- Genres: bluegrass, acoustic, country, southern rock
- Years active: 1998-present
- Label: Compass Records
- Members: Travis Anderson; Ashby Frank; Josh Shilling; Seth Taylor; Matt Menefee;
- Past members: Barry Abernathy; Steve Gulley; Adam Steffey; Jim Van Cleve; Johnny Dowdle; Jason Moore; Clay Jones; Jake Stargel; Jeff Partin; Aaron Ramsey;
- Website: mountainheart.com

= Mountain Heart =

American band

Mountain Heart is an American band, which combines elements of rock, jam band, country, blues, jazz, folk and bluegrass music. Mountain Heart or its members have won or been nominated for multiple Grammys, ACM, CMA, and IBMA Awards. They have appeared on the stage of the Grand Ole Opry

The group is signed to Compass Records.

==History==
The band was formed in 1998 by Barry Abernathy, Steve Gulley (vocals, guitar), Adam Steffey (mandolin), and Jim VanCleve. Johnny Dowdle was introduced early as the band's original bassist. For a short period, Adam Steffey left the band to play with bluegrass/gospel group The Isaacs, during which Steffey was replaced by Alan Perdue. Early in 2000, Dowdle left the group and was replaced by Jason Moore, the former bassist for the James King Band. In 2001, Steffey returned to the group, and Mountain Heart added virtuoso guitarist, Clay Jones, in 2003.

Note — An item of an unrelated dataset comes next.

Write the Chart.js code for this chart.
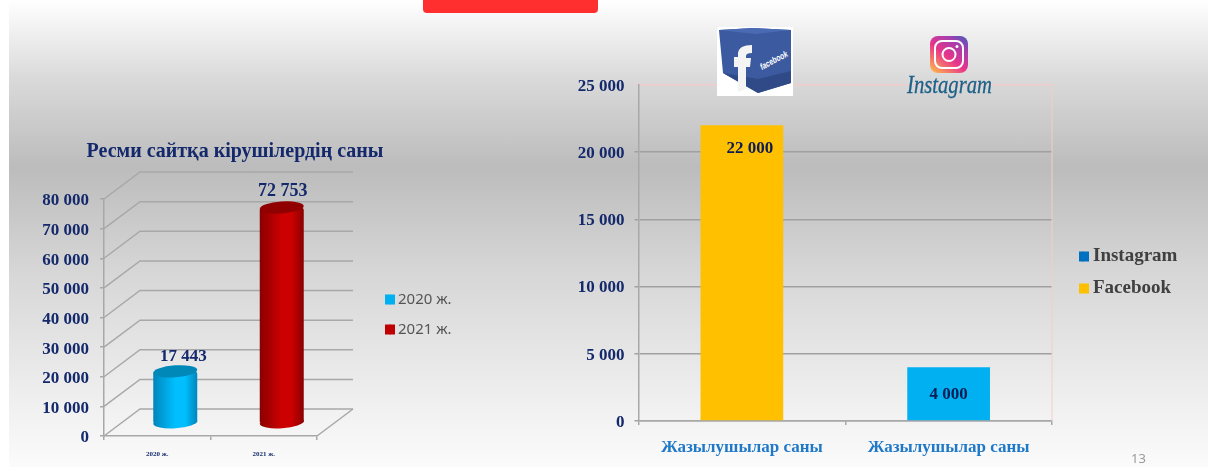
<!DOCTYPE html>
<html>
<head>
<meta charset="utf-8">
<script src="https://cdn.jsdelivr.net/npm/chart.js@4"></script>
<style>
html,body{margin:0;padding:0;background:#fff;}
#page{position:relative;width:1208px;height:470px;overflow:hidden;background:#fff;}
#slide{position:absolute;left:9px;top:0;width:1199px;height:467px;background:linear-gradient(180deg,#ffffff 0,#d9d9d9 80px,#bcbcbc 167px,#d6d6d6 270px,#efefef 400px,#fbfbfb 467px);}
#tab{position:absolute;left:423px;top:0;width:175px;height:13px;background:#ff2f2f;border-radius:0 0 4px 4px;}
canvas{position:absolute;top:0;}
#c1{left:0;}
#c2{left:480px;}
#pageNo{position:absolute;left:1131px;top:449px;font:13px "Noto Sans",sans-serif;color:#9a9a9a;}
svg{position:absolute;}
</style>
</head>
<body>
<div id="page">
  <div id="slide"></div>
  <div id="tab"></div>
  <canvas id="c1" width="480" height="470"></canvas>
  <canvas id="c2" width="728" height="470"></canvas>
  <svg style="left:717px;top:27px" width="76" height="69" viewBox="0 0 76 69">
    <rect width="76" height="69" fill="#fff"/>
    <path d="M2 3 L36 1 L74 3 L74 56 L41 66 L6 46 Z" fill="#3b5a9f"/>
    <path d="M2 3 L36 1 L74 3 L38 7 Z" fill="#4a6bb3"/>
    <path d="M6 46 L41 52 L74 44 L74 56 L41 66 Z" fill="#2f4a86"/>
    <path d="M21 65 L21 40 L17 40 L17 30 L21 30 L21 26 Q22 18 35 18 L35 26 Q29 26 29 29 L29 31 L34 31 L33 40 L29 40 L29 62 Z" fill="#f4f4f4"/>
    <text x="0" y="0" transform="translate(45,43) rotate(-28)" font-family="Liberation Sans" font-style="italic" font-weight="bold" font-size="9" fill="#fff" textLength="30" lengthAdjust="spacingAndGlyphs">facebook</text>
  </svg>
  <svg style="left:905px;top:34px" width="90" height="68" viewBox="0 0 90 68">
    <defs><linearGradient id="ig" x1="0.1" y1="1" x2="0.9" y2="0">
      <stop offset="0" stop-color="#fdb44d"/><stop offset="0.45" stop-color="#e8348a"/><stop offset="0.8" stop-color="#a03fb0"/><stop offset="1" stop-color="#5058b8"/>
    </linearGradient></defs>
    <rect x="25" y="2" width="38" height="37" rx="8" fill="url(#ig)"/>
    <rect x="30" y="7" width="28" height="27" rx="7" fill="none" stroke="#fff" stroke-width="2"/>
    <circle cx="44" cy="20.5" r="6.5" fill="none" stroke="#fff" stroke-width="2"/>
    <circle cx="52" cy="12.5" r="1.5" fill="#fff"/>
    <text x="2" y="59" font-family="Liberation Serif" font-style="italic" font-size="25" fill="#1c6188" stroke="#1c6188" stroke-width="0.3" textLength="85" lengthAdjust="spacingAndGlyphs">Instagram</text>
  </svg>
  <div id="pageNo">13</div>
</div>
<script>
// ---------- data ----------
const siteTitle = "Ресми сайтқа кірушілердің саны";
const siteYears = ["2020 ж.", "2021 ж."];
const siteVisits = [17443, 72753];
const subscriberCategories = ["Жазылушылар саны", "Жазылушылар саны"];
const facebookValues = [22000, null];
const instagramValues = [null, 4000];
const subscriberLegend = ["Instagram", "Facebook"];

// ---------- styling ----------
const SERIF = "'Liberation Serif', serif";
const NAVY = "#14296b";
const GRID = "#a8a8a8";
const spaced = v => String(v).replace(/\B(?=(\d{3})+(?!\d))/g, " ");
const cylLight = ["#00bfff", "#cc0000"];
const cylDark = ["#0086bb", "#8a0000"];
const capColor = ["#0088b8", "#900000"];
const legendLeft = ["#00b0f0", "#c00000"];
const legendRight = ["#0070c0", "#ffc000"];

const DEPTH_X = 36, DEPTH_Y = 27;       // wall depth
const BAR_DX = 18, BAR_DY = -13;        // cylinder sits mid-depth
const RX = 22, RY = 6, TILT = -0.07;
const LABEL_SHIFT_X = [8, 1], LABEL_SHIFT_Y = [-15, -16];
const LABEL_SIZE = [17, 18];

function placeBoxes(titlePos, legendPos) {
  return {
    id: "placeBoxes",
    afterLayout(chart) {
      if (titlePos && chart.titleBlock) {
        Object.assign(chart.titleBlock, titlePos);
      }
      const l = chart.legend;
      l.left = legendPos.x; l.right = legendPos.x + l.width;
      l.top = legendPos.y; l.bottom = legendPos.y + l.height;
    }
  };
}

// square legend keys set close to the text (the library's own gap is half the font size)
function legendKeys(colors, gap) {
  return {
    id: "legendKeys",
    afterDraw(chart) {
      const l = chart.legend, o = l.options.labels, fs = o.font.size, { ctx } = chart;
      ctx.save();
      colors.forEach((c, i) => {
        const textX = l.left + o.padding + o.boxWidth + fs / 2;
        const cy = l.top + o.padding + i * (fs + o.padding) + fs / 2;
        ctx.fillStyle = c;
        ctx.fillRect(textX - gap - 10, cy - 5, 10, 10);
      });
      ctx.restore();
    }
  };
}

const wall3d = {
  id: "wall3d",
  beforeDatasetsDraw(chart) {
    const { ctx, scales: { y }, chartArea: a } = chart;
    ctx.save();
    ctx.strokeStyle = GRID;
    ctx.lineWidth = 1.5;
    y.ticks.forEach(t => {
      const py = y.getPixelForValue(t.value);
      ctx.beginPath();
      ctx.moveTo(a.left, py);
      ctx.lineTo(a.left + DEPTH_X, py - DEPTH_Y);
      ctx.lineTo(a.right + DEPTH_X, py - DEPTH_Y);
      ctx.stroke();
    });
    const by = y.getPixelForValue(0);
    ctx.beginPath();
    ctx.moveTo(a.right, by);
    ctx.lineTo(a.right + DEPTH_X, by - DEPTH_Y);
    ctx.stroke();
    ctx.restore();
  },
  beforeDatasetDraw(chart, args) {
    const { ctx } = chart;
    ctx.save();
    ctx.translate(BAR_DX, BAR_DY);
    args.meta.data.forEach((el, i) => {
      ctx.fillStyle = cylGradient(chart, i);
      ctx.beginPath();
      ctx.ellipse(el.x, el.base, RX, RY, TILT, 0, Math.PI * 2);
      ctx.fill();
    });
  },
  afterDatasetDraw(chart, args) {
    const { ctx } = chart;
    args.meta.data.forEach((el, i) => {
      ctx.fillStyle = capColor[i];
      ctx.beginPath();
      ctx.ellipse(el.x, el.y, RX, RY, TILT, 0, Math.PI * 2);
      ctx.fill();
    });
    ctx.restore();
  },
  afterDatasetsDraw(chart) {
    const { ctx } = chart;
    const meta = chart.getDatasetMeta(0);
    ctx.save();
    ctx.fillStyle = NAVY;
    ctx.textAlign = "center";
    ctx.textBaseline = "middle";
    meta.data.forEach((el, i) => {
      ctx.font = "bold " + LABEL_SIZE[i] + "px " + SERIF;
      ctx.fillText(spaced(siteVisits[i]), el.x + BAR_DX + LABEL_SHIFT_X[i], el.y + BAR_DY + LABEL_SHIFT_Y[i]);
    });
    ctx.restore();
  }
};

function cylGradient(chart, i) {
  const cx = chart.scales.x.getPixelForValue(i);
  const g = chart.ctx.createLinearGradient(cx - RX, 0, cx + RX, 0);
  g.addColorStop(0, cylDark[i]);
  g.addColorStop(0.5, cylLight[i]);
  g.addColorStop(0.72, cylLight[i]);
  g.addColorStop(1, cylDark[i]);
  return g;
}

new Chart(document.getElementById("c1"), {
  type: "bar",
  data: {
    labels: siteYears,
    datasets: [{
      data: siteVisits,
      clip: false,
      backgroundColor: c => c.dataIndex === undefined ? cylLight[0] : cylGradient(c.chart, c.dataIndex),
      barPercentage: 0.413,
      categoryPercentage: 1,
      borderRadius: { topLeft: 3, topRight: 3 },
      borderSkipped: "bottom"
    }]
  },
  options: {
    responsive: false,
    animation: false,
    layout: { padding: { left: 4, right: 163, top: 179, bottom: 4 } },
    plugins: {
      tooltip: { enabled: false },
      title: {
        display: true, text: siteTitle, color: NAVY, padding: 0,
        font: { family: SERIF, size: 20, weight: "bold", lineHeight: 1 }
      },
      legend: {
        position: "chartArea", align: "start",
        labels: {
          boxWidth: 1, boxHeight: 10, padding: 15, color: "#555555",
          font: { family: "'Noto Sans'", size: 15 },
          generateLabels: () => siteYears.map((t, i) => ({
            text: t, fillStyle: legendLeft[i], strokeStyle: legendLeft[i], lineWidth: 0, fontColor: "#555555", hidden: false, index: i
          }))
        }
      }
    },
    scales: {
      x: {
        afterFit: s => { s.height = 30; },
        grid: { drawOnChartArea: false, color: GRID, tickLength: 4, lineWidth: 1.5 },
        border: { color: GRID, width: 1.5 },
        ticks: { color: NAVY, padding: 10, font: { family: SERIF, size: 7, weight: "bold" } }
      },
      y: {
        min: 0, max: 80000,
        afterFit: s => { s.width = 100; },
        grid: { drawOnChartArea: false, color: GRID, tickLength: 4, lineWidth: 1.5 },
        border: { color: GRID, width: 1.5 },
        ticks: {
          stepSize: 10000, color: NAVY, padding: 11, labelOffset: 2,
          font: { family: SERIF, size: 17, weight: "bold" },
          callback: v => spaced(v)
        }
      }
    }
  },
  plugins: [wall3d, legendKeys(legendLeft, 3), placeBoxes({ left: 0, right: 470, top: 142, bottom: 162 }, { x: 374.5, y: 277 })]
});

const frame = {
  id: "frame",
  beforeDatasetsDraw(chart) {
    const { ctx, chartArea: a } = chart;
    ctx.save();
    ctx.strokeStyle = "#f2cccc";
    ctx.lineWidth = 1;
    ctx.beginPath();
    ctx.moveTo(a.right, a.top);
    ctx.lineTo(a.right, a.bottom);
    ctx.stroke();
    ctx.restore();
  },
  afterDatasetsDraw(chart) {
    const { ctx } = chart;
    ctx.save();
    ctx.fillStyle = "#0c1c56";
    ctx.textAlign = "center";
    ctx.textBaseline = "middle";
    ctx.font = "bold 17px " + SERIF;
    const fb = chart.getDatasetMeta(0).data[0];
    ctx.fillText(spaced(facebookValues[0]), fb.x + 8, fb.y + 23);
    const ig = chart.getDatasetMeta(1).data[1];
    ctx.fillText(spaced(instagramValues[1]), ig.x, (ig.y + ig.base) / 2 + 1);
    ctx.restore();
  }
};

new Chart(document.getElementById("c2"), {
  type: "bar",
  data: {
    labels: subscriberCategories,
    datasets: [
      { label: subscriberLegend[1], data: facebookValues, backgroundColor: "#ffc000", stack: "s", barPercentage: 0.4, categoryPercentage: 1 },
      { label: subscriberLegend[0], data: instagramValues, backgroundColor: "#00b0f0", stack: "s", barPercentage: 0.4, categoryPercentage: 1 }
    ]
  },
  options: {
    responsive: false,
    animation: false,
    layout: { padding: { left: 58.5, right: 156, top: 85, bottom: 9 } },
    plugins: {
      tooltip: { enabled: false },
      legend: {
        position: "chartArea", align: "start",
        labels: {
          boxWidth: 1, boxHeight: 10, padding: 13, color: "#404040",
          font: { family: SERIF, size: 19, weight: "bold" },
          generateLabels: () => subscriberLegend.map((t, i) => ({
            text: t, fillStyle: legendRight[i], strokeStyle: legendRight[i], lineWidth: 0, fontColor: "#404040", hidden: false, datasetIndex: i
          }))
        }
      }
    },
    scales: {
      x: {
        stacked: true,
        afterFit: s => { s.height = 40; },
        grid: { drawOnChartArea: false, color: GRID, tickLength: 4, lineWidth: 1.5 },
        border: { color: GRID, width: 1.5 },
        ticks: { color: "#1f78c8", padding: 12, font: { family: SERIF, size: 17, weight: "bold" } }
      },
      y: {
        stacked: true, min: 0, max: 25000,
        afterFit: s => { s.width = 100; },
        grid: {
          color: c => c.tick && c.tick.value === 25000 ? "#f2cccc" : "#a0a0a0",
          tickLength: 4, lineWidth: 1.5
        },
        border: { color: GRID, width: 1.5 },
        ticks: {
          stepSize: 5000, color: NAVY, padding: 10, labelOffset: 1.5,
          font: { family: SERIF, size: 17, weight: "bold" },
          callback: v => spaced(v)
        }
      }
    }
  },
  plugins: [frame, legendKeys(legendRight, 4), placeBoxes(null, { x: 589.5, y: 234 })]
});
</script>
</body>
</html>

Mountain Heart performed in Scarborough, Ontario as part of the Bluegrass Sundays Winter Concert Series in 2000 and 2001. In 2005, they took part in the Gettysburg Bluegrass Festival. Later, in 2007, the band revisited Canada when they played the Tottenham Bluegrass Festival in Ontario.

The band released their first, eponymous project in 1999, on Doobie Shea Records, following it quickly with an all-gospel release, The Journey. In 2001, the band signed with Skaggs Family Records and soon released No Other Way, their first for the label. The project was nominated for Album of the Year by the IBMA, with Mountain Heart being nominated for Entertainer of the Year. In 2004, they released Force Of Nature, which again earned the band nominations for Album of the Year and Entertainer of the Year. The group released their final Skaggs Family Records recording in 2005, entitled Wide Open. The album, produced by Mark Bright, was notable for a stylistic departure for the band into the americana/folk/country sound.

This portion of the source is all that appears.